According to Rubén, «one has to find the optimistic parts of life, because the pessimistic ones are already there. Life has hard moments that one has to face, but finding beauty in a sunset like the little prince, nobody can break that; finding beauty in flowers, listening to good music. The Little Prince responds to that and Teatro de Las Estaciones always responds to the beauty of whatever tendency it may be. I am referring to that beauty, to the beauty of man, the inner and outer beauty».

Meanwhile, after enjoying the staging, José Manuel Espino is excited, satisfied and moved. «I feel absolutely happy, like a child. Bewitched is the word that could also fit, because not all the time one is lucky enough to have someone take your texts to another dimension, to a look so particular and that dialogues so faithfully with yours.

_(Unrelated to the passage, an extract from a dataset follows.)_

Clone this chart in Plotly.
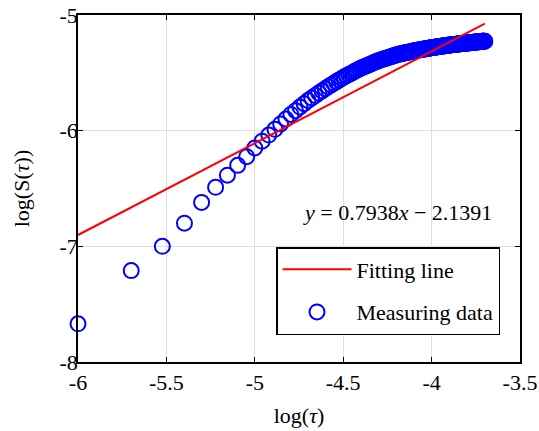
import plotly.graph_objects as go

# log(tau) values of the measured points
log_tau = [
    -6.0000, -5.6990, -5.5229, -5.3979, -5.3010, -5.2218, -5.1549, -5.0969, -5.0458, -5.0000,
    -4.9586, -4.9208, -4.8861, -4.8539, -4.8239, -4.7959, -4.7696, -4.7447, -4.7212, -4.6990,
    -4.6778, -4.6576, -4.6383, -4.6198, -4.6021, -4.5850, -4.5686, -4.5528, -4.5376, -4.5229,
    -4.5086, -4.4949, -4.4815, -4.4685, -4.4559, -4.4437, -4.4318, -4.4202, -4.4089, -4.3979,
    -4.3872, -4.3768, -4.3665, -4.3565, -4.3468, -4.3372, -4.3279, -4.3188, -4.3098, -4.3010,
    -4.2924, -4.2840, -4.2757, -4.2676, -4.2596, -4.2518, -4.2441, -4.2366, -4.2291, -4.2218,
    -4.2147, -4.2076, -4.2007, -4.1938, -4.1871, -4.1805, -4.1739, -4.1675, -4.1612, -4.1549,
    -4.1487, -4.1427, -4.1367, -4.1308, -4.1249, -4.1192, -4.1135, -4.1079, -4.1024, -4.0969,
    -4.0915, -4.0862, -4.0809, -4.0757, -4.0706, -4.0655, -4.0605, -4.0555, -4.0506, -4.0458,
    -4.0410, -4.0362, -4.0315, -4.0269, -4.0223, -4.0177, -4.0132, -4.0088, -4.0044, -4.0000,
    -3.9957, -3.9914, -3.9872, -3.9830, -3.9788, -3.9747, -3.9706, -3.9666, -3.9626, -3.9586,
    -3.9547, -3.9508, -3.9469, -3.9431, -3.9393, -3.9355, -3.9318, -3.9281, -3.9245, -3.9208,
    -3.9172, -3.9136, -3.9101, -3.9066, -3.9031, -3.8996, -3.8962, -3.8928, -3.8894, -3.8861,
    -3.8827, -3.8794, -3.8761, -3.8729, -3.8697, -3.8665, -3.8633, -3.8601, -3.8570, -3.8539,
    -3.8508, -3.8477, -3.8447, -3.8416, -3.8386, -3.8356, -3.8327, -3.8297, -3.8268, -3.8239,
    -3.8210, -3.8182, -3.8153, -3.8125, -3.8097, -3.8069, -3.8041, -3.8013, -3.7986, -3.7959,
    -3.7932, -3.7905, -3.7878, -3.7852, -3.7825, -3.7799, -3.7773, -3.7747, -3.7721, -3.7696,
    -3.7670, -3.7645, -3.7620, -3.7595, -3.7570, -3.7545, -3.7520, -3.7496, -3.7471, -3.7447,
    -3.7423, -3.7399, -3.7375, -3.7352, -3.7328, -3.7305, -3.7282, -3.7258, -3.7235, -3.7212,
    -3.7190, -3.7167, -3.7144, -3.7122, -3.7100, -3.7077, -3.7055, -3.7033, -3.7011, -3.6990,
]

# log(S(tau)) values
log_S = [
    -7.670, -7.210, -7.000, -6.800, -6.620, -6.490, -6.385, -6.300, -6.225, -6.150,
    -6.091, -6.038, -5.988, -5.942, -5.899, -5.860, -5.827, -5.796, -5.767, -5.739,
    -5.717, -5.696, -5.675, -5.656, -5.637, -5.621, -5.605, -5.590, -5.576, -5.562,
    -5.548, -5.536, -5.525, -5.515, -5.505, -5.495, -5.485, -5.476, -5.467, -5.459,
    -5.452, -5.445, -5.438, -5.432, -5.425, -5.419, -5.413, -5.407, -5.401, -5.396,
    -5.391, -5.387, -5.383, -5.379, -5.375, -5.371, -5.367, -5.363, -5.360, -5.356,
    -5.352, -5.349, -5.345, -5.343, -5.340, -5.338, -5.336, -5.334, -5.331, -5.329,
    -5.327, -5.325, -5.323, -5.321, -5.319, -5.317, -5.315, -5.313, -5.311, -5.309,
    -5.308, -5.306, -5.305, -5.303, -5.302, -5.301, -5.299, -5.298, -5.297, -5.295,
    -5.294, -5.293, -5.292, -5.290, -5.289, -5.288, -5.287, -5.285, -5.284, -5.283,
    -5.282, -5.281, -5.280, -5.279, -5.278, -5.277, -5.276, -5.275, -5.274, -5.273,
    -5.273, -5.272, -5.271, -5.270, -5.269, -5.268, -5.267, -5.266, -5.266, -5.265,
    -5.264, -5.263, -5.262, -5.262, -5.261, -5.260, -5.259, -5.259, -5.258, -5.257,
    -5.257, -5.256, -5.256, -5.255, -5.255, -5.254, -5.253, -5.253, -5.252, -5.252,
    -5.251, -5.251, -5.250, -5.249, -5.249, -5.248, -5.248, -5.247, -5.247, -5.246,
    -5.246, -5.245, -5.245, -5.244, -5.244, -5.243, -5.243, -5.242, -5.242, -5.241,
    -5.241, -5.240, -5.240, -5.240, -5.239, -5.239, -5.238, -5.238, -5.238, -5.237,
    -5.237, -5.236, -5.236, -5.236, -5.235, -5.235, -5.234, -5.234, -5.234, -5.233,
    -5.233, -5.232, -5.232, -5.232, -5.231, -5.231, -5.231, -5.230, -5.230, -5.229,
    -5.229, -5.229, -5.228, -5.228, -5.228, -5.227, -5.227, -5.227, -5.226, -5.226,
]

# fitted line y = 0.7938 x - 2.1391 over the data range
fit_slope = 0.7938
fit_intercept = -2.1391
fit_x = [log_tau[0], log_tau[-1]]
fit_y = [fit_slope * v + fit_intercept for v in fit_x]

x_tick_vals = [-6, -5.5, -5, -4.5, -4, -3.5]
x_tick_text = ["-6", "-5.5", "-5", "-4.5", "-4", "-3.5"]
y_tick_vals = [-8, -7, -6, -5]
y_tick_text = ["-8", "-7", "-6", "-5"]

FONT = "Liberation Serif, Times New Roman, serif"
FS = 22

fig = go.Figure()
fig.add_trace(go.Scatter(
    x=log_tau, y=log_S, mode="markers", name="Measuring data",
    marker=dict(symbol="circle-open", size=15, color="#0000FF", line=dict(width=2, color="#0000FF")),
    cliponaxis=False, legendrank=2, legendgroup="data",
))
fig.add_trace(go.Scatter(
    x=fit_x, y=fit_y, mode="lines", name="Fitting line",
    line=dict(color="#FF0000", width=2), legendrank=1, legendgroup="fit",
))

fig.add_annotation(
    x=0.7228, y=0.431, xref="paper", yref="paper",
    text="<i>y</i> = 0.7938<i>x</i> − 2.1391", showarrow=False,
    font=dict(family=FONT, size=FS, color="black"), xanchor="center", yanchor="middle",
)

axis_common = dict(
    showline=True, linecolor="black", linewidth=1.5, mirror="ticks",
    ticks="inside", ticklen=5, tickwidth=1, tickcolor="black",
    showgrid=True, gridcolor="#dedede", gridwidth=1, zeroline=False,
    tickfont=dict(family=FONT, size=FS, color="black"), automargin=False,
)

fig.update_layout(
    width=539, height=431,
    margin=dict(l=78, r=19, t=15, b=69, autoexpand=False),
    paper_bgcolor="white", plot_bgcolor="white",
    font=dict(family=FONT, size=FS, color="black"),
    showlegend=True,
    legend=dict(
        x=0.448, y=0.3314, xanchor="left", yanchor="top",
        bgcolor="white", bordercolor="black", borderwidth=1.5,
        font=dict(family=FONT, size=FS, color="black"),
        tracegroupgap=11, itemwidth=69, entrywidth=147,
    ),
    xaxis=dict(axis_common, range=[-6, -3.5], tickvals=x_tick_vals, ticktext=x_tick_text,
               title=dict(text="log(<i>τ</i>)", font=dict(family=FONT, size=FS), standoff=13)),
    yaxis=dict(axis_common, range=[-8, -5], tickvals=y_tick_vals, ticktext=y_tick_text,
               ticklabelstandoff=-6,
               title=dict(text="log(S(<i>τ</i>))", font=dict(family=FONT, size=FS), standoff=24)),
)

fig.write_html("out.html", config={"displayModeBar": False},
               post_script="document.body.style.margin='0px';")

«That is something I am also grateful for, the fidelity that existed with the texts, that there was absolute respect. I am infinitely happy that it is them and my wish is immense that more people can reach this work».

Rubén Darío Salazar, at the helm of Las Estaciones, took as a reference the works of Antoine de Saint-Exupery and José Manuel Espino and designed a show full of metaphors, in which love is always venerated.

Un rastro en las estrellas will return to the stage of the Pepe Camejo Hall in a single performance on Saturday, May 24, to be presented at the Adolfo Llauradó Hall on Friday, May 30 at 5 p.m., Saturday, May 31 and Sunday, June 1, at 11 a.m. as part of the program of the Encuentro Internacional de Artes para la Infancia Corazón feliz (International Meeting of Arts for Children, Happy Heart).

From that beautiful path of learning, delights and invisible poems to say at twilight time, families enjoy a journey whose nearest destination is the truth, a journey that will always leave a trace in the stars and joys in the soul.